§ What is needed
Give again exactly the lines that run from the start of the records to the line holding "0.0, 0.0, 0.0]", both ends counted. Do not include the pictures.

§ Provided material
- - - - - - -
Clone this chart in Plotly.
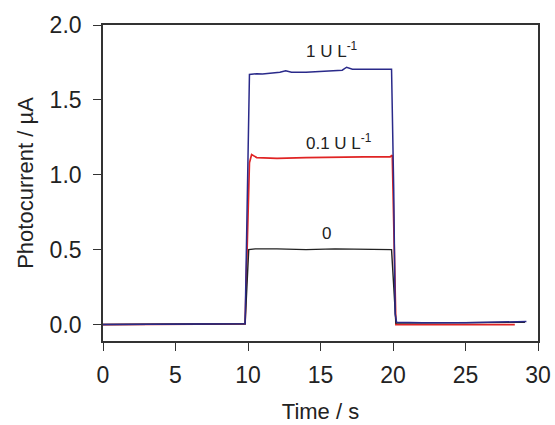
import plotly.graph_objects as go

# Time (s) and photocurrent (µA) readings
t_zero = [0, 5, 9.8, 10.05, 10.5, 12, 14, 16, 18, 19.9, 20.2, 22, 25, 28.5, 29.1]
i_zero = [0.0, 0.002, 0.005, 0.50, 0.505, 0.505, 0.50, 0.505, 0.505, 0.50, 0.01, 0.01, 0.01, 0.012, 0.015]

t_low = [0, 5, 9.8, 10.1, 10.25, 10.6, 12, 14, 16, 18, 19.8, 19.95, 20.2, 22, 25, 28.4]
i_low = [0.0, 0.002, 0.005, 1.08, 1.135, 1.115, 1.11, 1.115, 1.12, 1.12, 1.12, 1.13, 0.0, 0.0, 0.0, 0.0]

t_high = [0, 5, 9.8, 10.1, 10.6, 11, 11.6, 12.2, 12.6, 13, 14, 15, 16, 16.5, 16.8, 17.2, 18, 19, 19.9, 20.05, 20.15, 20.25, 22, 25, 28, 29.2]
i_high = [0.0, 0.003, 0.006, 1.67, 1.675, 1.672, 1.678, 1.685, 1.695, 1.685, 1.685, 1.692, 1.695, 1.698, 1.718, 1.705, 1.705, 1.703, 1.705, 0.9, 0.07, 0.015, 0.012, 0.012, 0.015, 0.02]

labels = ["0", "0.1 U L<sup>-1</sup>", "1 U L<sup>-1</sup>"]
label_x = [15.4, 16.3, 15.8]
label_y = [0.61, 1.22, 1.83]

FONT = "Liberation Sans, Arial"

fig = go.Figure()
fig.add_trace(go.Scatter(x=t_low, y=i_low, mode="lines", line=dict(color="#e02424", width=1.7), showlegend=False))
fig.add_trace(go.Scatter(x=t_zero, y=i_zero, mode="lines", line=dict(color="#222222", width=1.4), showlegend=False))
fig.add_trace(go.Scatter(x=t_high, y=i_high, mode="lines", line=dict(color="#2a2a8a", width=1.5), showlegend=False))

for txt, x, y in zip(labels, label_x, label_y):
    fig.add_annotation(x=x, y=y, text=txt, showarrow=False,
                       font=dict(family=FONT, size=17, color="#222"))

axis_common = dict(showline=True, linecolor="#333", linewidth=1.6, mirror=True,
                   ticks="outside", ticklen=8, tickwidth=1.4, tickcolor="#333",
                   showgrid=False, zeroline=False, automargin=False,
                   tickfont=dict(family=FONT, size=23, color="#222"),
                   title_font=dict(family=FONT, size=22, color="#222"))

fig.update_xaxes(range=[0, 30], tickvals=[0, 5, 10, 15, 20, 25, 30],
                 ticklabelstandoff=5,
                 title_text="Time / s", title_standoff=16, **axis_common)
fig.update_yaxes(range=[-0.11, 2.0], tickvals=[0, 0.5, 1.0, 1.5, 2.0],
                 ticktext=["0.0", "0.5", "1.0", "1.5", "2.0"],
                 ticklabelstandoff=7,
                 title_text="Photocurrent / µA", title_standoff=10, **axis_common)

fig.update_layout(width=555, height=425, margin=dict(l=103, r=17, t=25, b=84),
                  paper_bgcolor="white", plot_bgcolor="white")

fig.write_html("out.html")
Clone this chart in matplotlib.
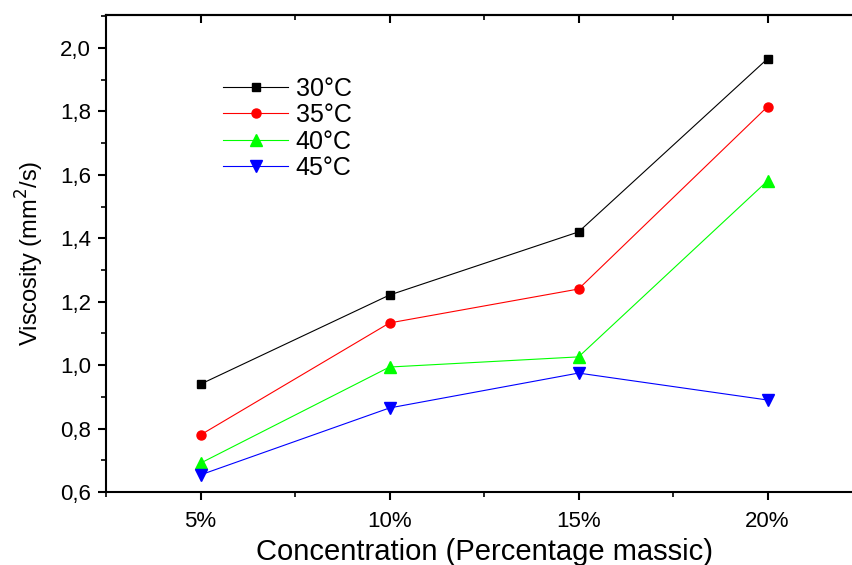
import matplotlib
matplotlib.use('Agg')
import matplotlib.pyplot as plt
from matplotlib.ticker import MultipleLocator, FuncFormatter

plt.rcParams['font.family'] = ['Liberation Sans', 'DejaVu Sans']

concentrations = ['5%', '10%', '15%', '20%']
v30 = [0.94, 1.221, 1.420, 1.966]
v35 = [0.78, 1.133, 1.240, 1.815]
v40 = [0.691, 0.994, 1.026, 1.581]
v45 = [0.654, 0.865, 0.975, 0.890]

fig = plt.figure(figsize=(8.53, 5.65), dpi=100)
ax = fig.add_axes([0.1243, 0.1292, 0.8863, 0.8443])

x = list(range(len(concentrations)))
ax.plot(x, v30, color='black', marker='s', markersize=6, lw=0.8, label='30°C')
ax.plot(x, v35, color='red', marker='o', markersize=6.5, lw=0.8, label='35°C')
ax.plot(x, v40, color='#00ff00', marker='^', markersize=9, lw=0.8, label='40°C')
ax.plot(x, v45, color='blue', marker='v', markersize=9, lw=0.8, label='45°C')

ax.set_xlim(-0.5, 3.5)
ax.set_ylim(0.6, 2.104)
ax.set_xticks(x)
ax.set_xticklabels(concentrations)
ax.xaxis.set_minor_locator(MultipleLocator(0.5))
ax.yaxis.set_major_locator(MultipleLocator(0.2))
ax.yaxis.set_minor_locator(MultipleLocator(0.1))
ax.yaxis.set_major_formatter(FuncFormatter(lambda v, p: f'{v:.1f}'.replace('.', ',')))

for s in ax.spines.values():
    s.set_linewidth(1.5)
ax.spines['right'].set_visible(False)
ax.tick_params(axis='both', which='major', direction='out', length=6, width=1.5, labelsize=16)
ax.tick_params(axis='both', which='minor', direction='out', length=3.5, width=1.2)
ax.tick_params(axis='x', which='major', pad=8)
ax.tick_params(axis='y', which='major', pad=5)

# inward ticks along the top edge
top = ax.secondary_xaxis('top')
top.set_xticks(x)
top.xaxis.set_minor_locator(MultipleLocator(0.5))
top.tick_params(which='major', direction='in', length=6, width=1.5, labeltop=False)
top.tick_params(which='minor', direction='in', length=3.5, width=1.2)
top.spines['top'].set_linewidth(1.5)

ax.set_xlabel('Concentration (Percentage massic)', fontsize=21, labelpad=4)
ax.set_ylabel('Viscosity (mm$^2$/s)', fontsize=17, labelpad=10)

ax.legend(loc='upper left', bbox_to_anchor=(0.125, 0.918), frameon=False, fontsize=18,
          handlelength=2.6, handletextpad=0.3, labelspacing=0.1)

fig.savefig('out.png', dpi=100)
- - - - - - -
§ Written answer
Clone this chart in Plotly.
import plotly.graph_objects as go

# Time (s) and photocurrent (µA) readings
t_zero = [0, 5, 9.8, 10.05, 10.5, 12, 14, 16, 18, 19.9, 20.2, 22, 25, 28.5, 29.1]
i_zero = [0.0, 0.002, 0.005, 0.50, 0.505, 0.505, 0.50, 0.505, 0.505, 0.50, 0.01, 0.01, 0.01, 0.012, 0.015]

t_low = [0, 5, 9.8, 10.1, 10.25, 10.6, 12, 14, 16, 18, 19.8, 19.95, 20.2, 22, 25, 28.4]
i_low = [0.0, 0.002, 0.005, 1.08, 1.135, 1.115, 1.11, 1.115, 1.12, 1.12, 1.12, 1.13, 0.0, 0.0, 0.0, 0.0]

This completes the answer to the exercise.